What you have to do - Please write out the lines of the data exactly, beginning with the first and ending with the line containing "W, H = 621, 422"; leave the pictures behind.
— Begin Materials provided —
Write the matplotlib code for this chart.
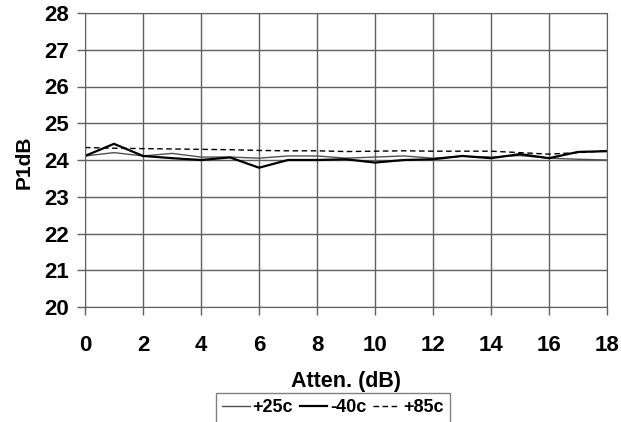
import matplotlib
matplotlib.use("Agg")
import matplotlib.pyplot as plt
import numpy as np

plt.rcParams['font.family'] = ['Liberation Sans', 'DejaVu Sans']
plt.rcParams['font.weight'] = 'bold'

W, H = 621, 422

atten = np.arange(0, 19)
p_25c = [24.11, 24.20, 24.11, 24.18, 24.08, 24.08, 24.05, 24.11, 24.11, 24.05,
         24.08, 24.11, 24.05, 24.10, 24.08, 24.12, 24.05, 24.02, 24.00]
p_m40c = [24.11, 24.44, 24.11, 24.05, 24.00, 24.07, 23.79, 24.00, 24.00, 24.02,
          23.93, 24.00, 24.02, 24.11, 24.05, 24.16, 24.05, 24.22, 24.24]
p_85c = [24.34, 24.32, 24.31, 24.30, 24.29, 24.28, 24.26, 24.25, 24.25, 24.23,
         24.24, 24.25, 24.24, 24.24, 24.24, 24.20, 24.16, 24.20, 24.25]

fig = plt.figure(figsize=(W / 100, H / 100), dpi=100)
# plot area in pixels: left 85, right 607, top 13, bottom 307
ax = fig.add_axes([85 / W, 1 - 307 / H, 522 / W, 294 / H])

ax.plot(atten, p_25c, color='#505050', linewidth=1.0, label='+25c')
ax.plot(atten, p_m40c, color='black', linewidth=1.6, label='-40c')
ax.plot(atten, p_85c, color='black', linewidth=1.0, linestyle=(0, (4, 2.5)), label='+85c')

ax.set_xlim(0, 18)
ax.set_ylim(20, 28)
ax.set_xticks(np.arange(0, 19, 2))
ax.set_yticks(np.arange(20, 29, 1))
ax.grid(True, color='#606060', linewidth=1.0)
ax.set_axisbelow(True)
for s in ax.spines.values():
    s.set_color('#606060')
ax.tick_params(axis='y', length=5.5, width=1, color='#606060', labelsize=16, pad=6)
ax.tick_params(axis='x', length=5.5, width=1, color='#606060', labelsize=16, pad=15)

fig.text(346 / W, 1 - 382 / H, 'Atten. (dB)', ha='center', va='center',
         fontsize=15.5, fontweight='bold')
fig.text(24 / W, 1 - 162 / H, 'P1dB', ha='center', va='center', rotation=90,
         fontsize=15, fontweight='bold')

leg = ax.legend(loc='upper center', bbox_to_anchor=(333 / W, 1 - 393 / H),
                bbox_transform=fig.transFigure, ncol=3,
                frameon=True, fancybox=False, fontsize=13, handlelength=1.5,
                columnspacing=0.4, handletextpad=0.15, borderpad=0.35,
                borderaxespad=0)
leg.get_frame().set_edgecolor('#606060')
leg.get_frame().set_linewidth(1.0)

fig.savefig('out.png', dpi=100)
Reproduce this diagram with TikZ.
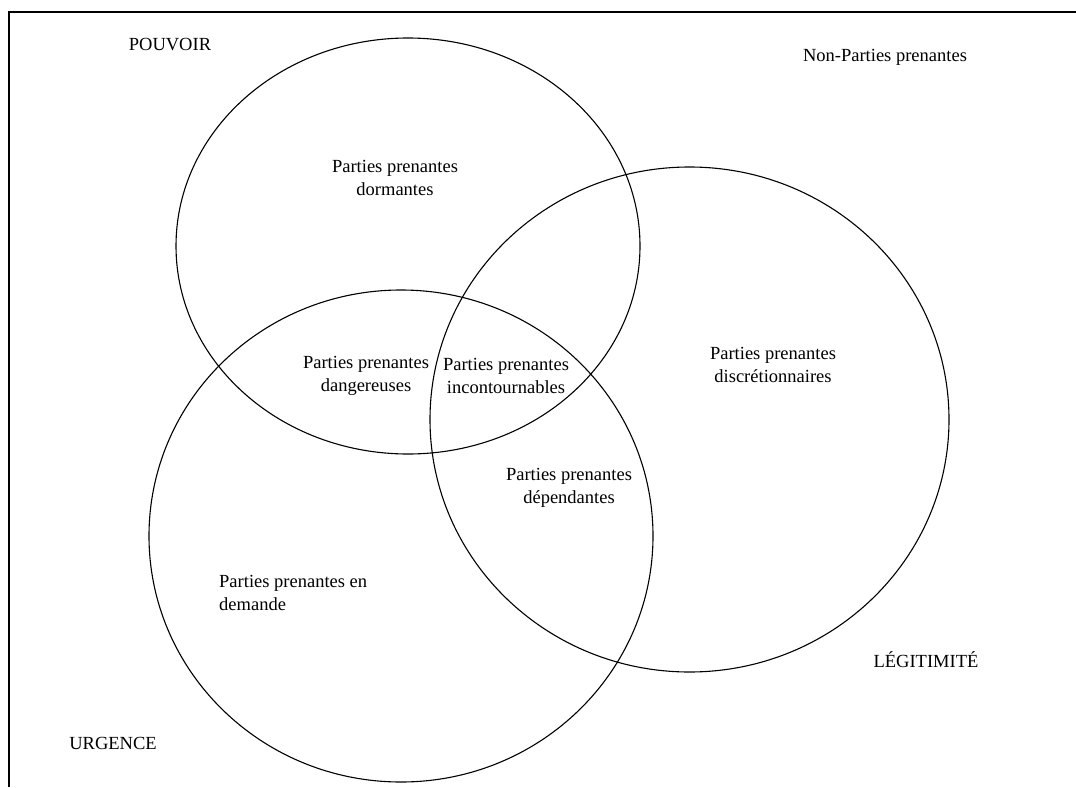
\documentclass[tikz,border=0pt]{standalone}
\usepackage{fontspec}
\setmainfont{Liberation Serif}
\usetikzlibrary{shapes.geometric}
\begin{document}
\begin{tikzpicture}[x=1pt,y=-1pt,
  set/.style={draw,ellipse,line width=1.1pt,inner sep=0pt},
  lbl/.style={align=center,inner sep=0pt,font=\fontsize{18.5}{22.5}\selectfont},
  frameline/.style={line width=1.3pt}]
  \useasboundingbox (0,0) rectangle (1076,787);

  % partial frame: top and left edges
  \coordinate (tl) at (9,12);
  \coordinate (tr) at (1076,12);
  \coordinate (bl) at (9,787);
  \draw[frameline] (bl) -- (tl) -- (tr);

  % the three attribute sets
  \node[set,minimum width=464pt,minimum height=416pt] (pouvoir) at (408,246) {};
  \node[set,minimum width=519pt,minimum height=505pt] (legitimite) at (689.5,419.5) {};
  \node[set,minimum width=504pt,minimum height=492pt] (urgence) at (401,536) {};

  % set names
  \node[lbl] (tP) at (170,45) {POUVOIR};
  \node[lbl] (tN) at (885,57) {Non-Parties prenantes};
  \node[lbl] (tL) at (926,660) {LÉGITIMITÉ};
  \node[lbl] (tU) at (113,743) {URGENCE};

  % stakeholder classes
  \node[lbl] (dorm) at (395,178) {Parties prenantes\\dormantes};
  \node[lbl] (dang) at (366,376) {Parties prenantes\\dangereuses};
  \node[lbl] (inco) at (506,376) {Parties prenantes\\incontournables};
  \node[lbl] (disc) at (773,365) {Parties prenantes\\discrétionnaires};
  \node[lbl] (depe) at (569,488) {Parties prenantes\\dépendantes};
  \node[lbl,align=left,anchor=west] (dema) at (219,593) {Parties prenantes en\\demande};
\end{tikzpicture}
\end{document}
— End Materials provided —
Answer to this exercise -
Write the matplotlib code for this chart.
import matplotlib
matplotlib.use("Agg")
import matplotlib.pyplot as plt
import numpy as np

plt.rcParams['font.family'] = ['Liberation Sans', 'DejaVu Sans']
plt.rcParams['font.weight'] = 'bold'

W, H = 621, 422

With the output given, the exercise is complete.